I know, the titles need some work. I started looking at PHP Idempotency and the first definition said I should look at REST instead, so here we are.
REST (and RESTful) come up quite a bit in the course I’m taking but so far, nothing has been explained. Thanks to the power of Google, I now know more than I did before.
REST stands for “Representational State Transfer”, and is often described as a REST API / RESTful API. An API (Application Programming Interface), in its simplest terms, is a way for two things to talk to each other – data is transferred back and forth, and the API acts as the bridge between the things. I said “things” instead of “programs” in this case – but I would say it’s safe to say at the end of the day it’s all a program doing the heavy lifting. The reason I said things is because the definitions I’m reading say systems and computers – and what really is a system or a computer, but a piece of hardware that contains a program.
So to expand on the concept of API being a way for two things that talk to each other, a RESTful API is a set of standards on the way the API is created. There are others that I won’t go into right now (such as SOAP or XML-RPC), for this article we just need to know that REST is one of a handful of potential options. What sets REST APIs apart from the other APIs mentioned above is it’s less strict in the way REST does things – provided the API in question follows six design principles.
Uniform Interface: All API requests should look the same regardless of where the request comes from.
Client-Server Decoupling: Client and Server applications must be completely independent.
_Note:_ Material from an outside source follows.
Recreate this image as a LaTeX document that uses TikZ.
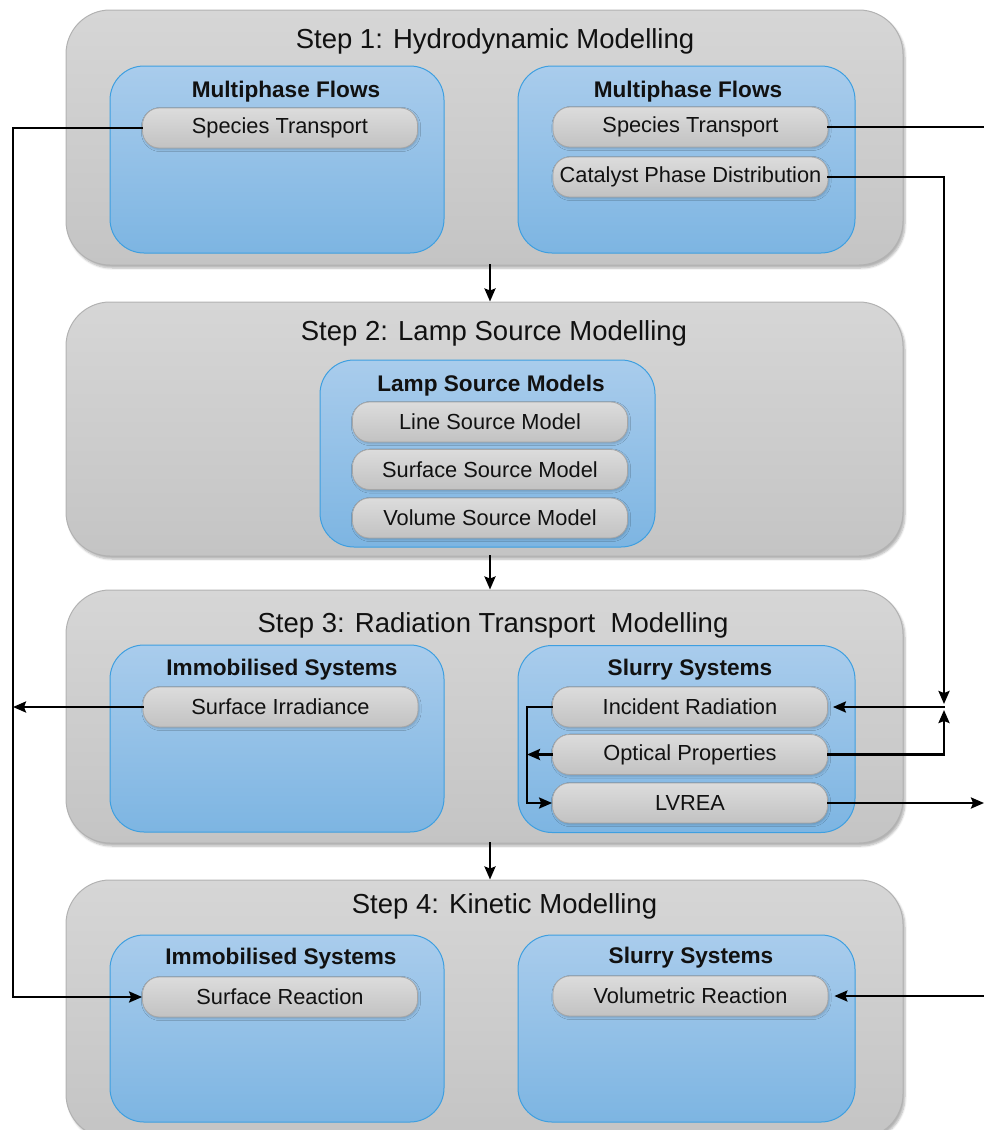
\documentclass[tikz,border=0pt]{standalone}
\usepackage{fontspec}
\setmainfont{Liberation Sans}
\usetikzlibrary{arrows.meta,shadows.blur}
\definecolor{stepTop}{HTML}{D6D6D6}
\definecolor{stepBot}{HTML}{C4C4C4}
\definecolor{stepLine}{HTML}{B2B2B2}
\definecolor{blueTop}{HTML}{A9CCEC}
\definecolor{blueBot}{HTML}{7DB5E2}
\definecolor{blueLine}{HTML}{3E9FE0}
\definecolor{pillTop}{HTML}{DCDCDC}
\definecolor{pillBot}{HTML}{C2C2C2}
\definecolor{pillLine}{HTML}{A6A6A6}
\definecolor{ink}{HTML}{111111}
\begin{document}
\begin{tikzpicture}[x=1pt,y=-1pt,
  stepbox/.style={draw=stepLine, line width=1pt, rounded corners=44pt,
    top color=stepTop, bottom color=stepBot, minimum width=837pt, inner sep=0pt,
    blur shadow={shadow xshift=2pt,shadow yshift=-3pt,shadow opacity=30,shadow blur steps=6}},
  groupbox/.style={draw=blueLine, line width=1pt, rounded corners=34pt,
    top color=blueTop, bottom color=blueBot, minimum height=187pt, inner sep=0pt},
  pill/.style={draw=pillLine, line width=0.8pt, rounded corners=17pt,
    top color=pillTop, bottom color=pillBot, minimum width=275pt, minimum height=40pt,
    inner sep=0pt, text=ink, font=\fontsize{21.8}{24}\selectfont,
    blur shadow={shadow xshift=1pt,shadow yshift=-1.5pt,shadow opacity=20,shadow blur steps=3}},
  steptitle/.style={text=ink, inner sep=0pt, font=\fontsize{27.5}{30}\selectfont},
  grouptitle/.style={text=ink, inner sep=0pt, font=\fontsize{22.6}{25}\selectfont\bfseries},
  link/.style={line width=2.4pt, line cap=rect},
  arr/.style={link, -{Stealth[length=13pt,width=11pt,inset=2pt]}}
]
\useasboundingbox (0,0) rectangle (984,1130);

% ---------- step boxes ----------
\node[stepbox, minimum height=255pt] (S1) at (484.5,137.5) {};
\node[stepbox, minimum height=254pt] (S2) at (484.5,429) {};
\node[stepbox, minimum height=253pt] (S3) at (484.5,716.5) {};
\node[stepbox, minimum height=258pt] (S4) at (484.5,1009) {};

\node[steptitle] (T1) at (495,41) {Step 1: Hydrodynamic Modelling};
\node[steptitle] (T2) at (494,333) {Step 2: Lamp Source Modelling};
\node[steptitle] (T3) at (493,625) {Step 3: Radiation Transport \ Modelling};
\node[steptitle] (T4) at (504.5,906) {Step 4: Kinetic Modelling};

% ---------- group boxes ----------
\node[groupbox, minimum width=334pt] (B1L) at (277,159.5) {};
\node[groupbox, minimum width=337pt] (B1R) at (686.5,159.5) {};
\node[groupbox, minimum width=335pt] (B2)  at (487.5,453.5) {};
\node[groupbox, minimum width=334pt] (B3L) at (277,738.5) {};
\node[groupbox, minimum width=337pt] (B3R) at (686.5,739) {};
\node[groupbox, minimum width=334pt] (B4L) at (277,1028.5) {};
\node[groupbox, minimum width=337pt] (B4R) at (686.5,1028.5) {};

\node[grouptitle] (G1L) at (286,92) {Multiphase Flows};
\node[grouptitle] (G1R) at (688,92) {Multiphase Flows};
\node[grouptitle] (G2)  at (491,386) {Lamp Source Models};
\node[grouptitle] (G3L) at (282,670) {Immobilised Systems};
\node[grouptitle] (G3R) at (690,670) {Slurry Systems};
\node[grouptitle] (G4L) at (281,959) {Immobilised Systems};
\node[grouptitle] (G4R) at (691,958) {Slurry Systems};

% ---------- pills ----------
\node[pill] (P1a) at (280,128) {Species Transport};
\node[pill] (P1b) at (690.5,127) {Species Transport};
\node[pill] (P1c) at (690.5,177) {Catalyst Phase Distribution};
\node[pill] (P2a) at (490,422) {Line Source Model};
\node[pill] (P2b) at (490,469.5) {Surface Source Model};
\node[pill] (P2c) at (490,518) {Volume Source Model};
\node[pill] (P3a) at (280.5,707) {Surface Irradiance};
\node[pill] (P3b) at (690,707) {Incident Radiation};
\node[pill] (P3c) at (690,754.5) {Optical Properties};
\node[pill] (P3d) at (690,803) {LVREA};
\node[pill] (P4a) at (280,997) {Surface Reaction};
\node[pill] (P4b) at (690.5,996) {Volumetric Reaction};

% ---------- helper coordinates ----------
\coordinate (L) at (13,128);
\coordinate (R) at (995,127);
\coordinate (E) at (984,803);
\coordinate (J) at (944,707);
\coordinate (K) at (527,707);

% ---------- step-to-step arrows ----------
\draw[arr] (S1.south -| P2a) -- (S2.north -| P2a);
\draw[arr] (S2.south -| P2a) -- (S3.north -| P2a);
\draw[arr] (S3.south -| P2a) -- (S4.north -| P2a);

% ---------- left side ----------
\draw[arr] (P1a.west) -- (L) |- (P4a.west);
\draw[arr] (P3a.west) -- (P3a.west -| L);

% ---------- right side ----------
\draw[arr, shorten >=6pt] (P1b.east) -- (R) |- (P4b.east);
\draw[arr] (P3d.east) -- (E);
\draw[arr, shorten >=3pt] (P1c.east) -| (J);
\draw[arr, shorten >=3pt] (P3c.east) -| (J);
\draw[arr, shorten >=5pt] (J) -- (P3b.east);

% ---------- slurry internal ----------
\draw[arr] (P3b.west) -- (K) |- (P3d.west);
\draw[arr] (P3c.west) -- (P3c.west -| K);
\end{tikzpicture}
\end{document}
Basically, the client can only communicate with the server via the URI of the requested resource.
Stateless: REST APIs do not require server-side sessions & servers do not store any data related to a client request.
Cacheable: Resources should be cachable on the server or client-side & the server should indicate whether or not caching is allowed for the delivered resource.
Layered System Architecture: We shouldn’t assume that the client and server connect directly to each other – there may be many intermediaries in the connection. The API therefore needs to be designed so neither the client or server know if they’re talking directly, or through an intermediary.
Code on Demand: This one is apparently optional. From time to time, responses can contain executable code such as Java applets.
I feel that based on those six principles alone, I’m way above my pay grade right now. The only takeaway that I need to know at this point in my journey is uniformity. REST came up as we were discussing common conventions, such as “show and destroy” when it comes to terminology surrounding the application. We’re not creating an API per se, but we’re trying to follow commonly accepted conventions. Considering I’ve barely scratched the surface here, I think it made sense that it wasn’t described what REST was as it came up in the course. Going any further would cause needless confusion – which means I’ll stop here as well.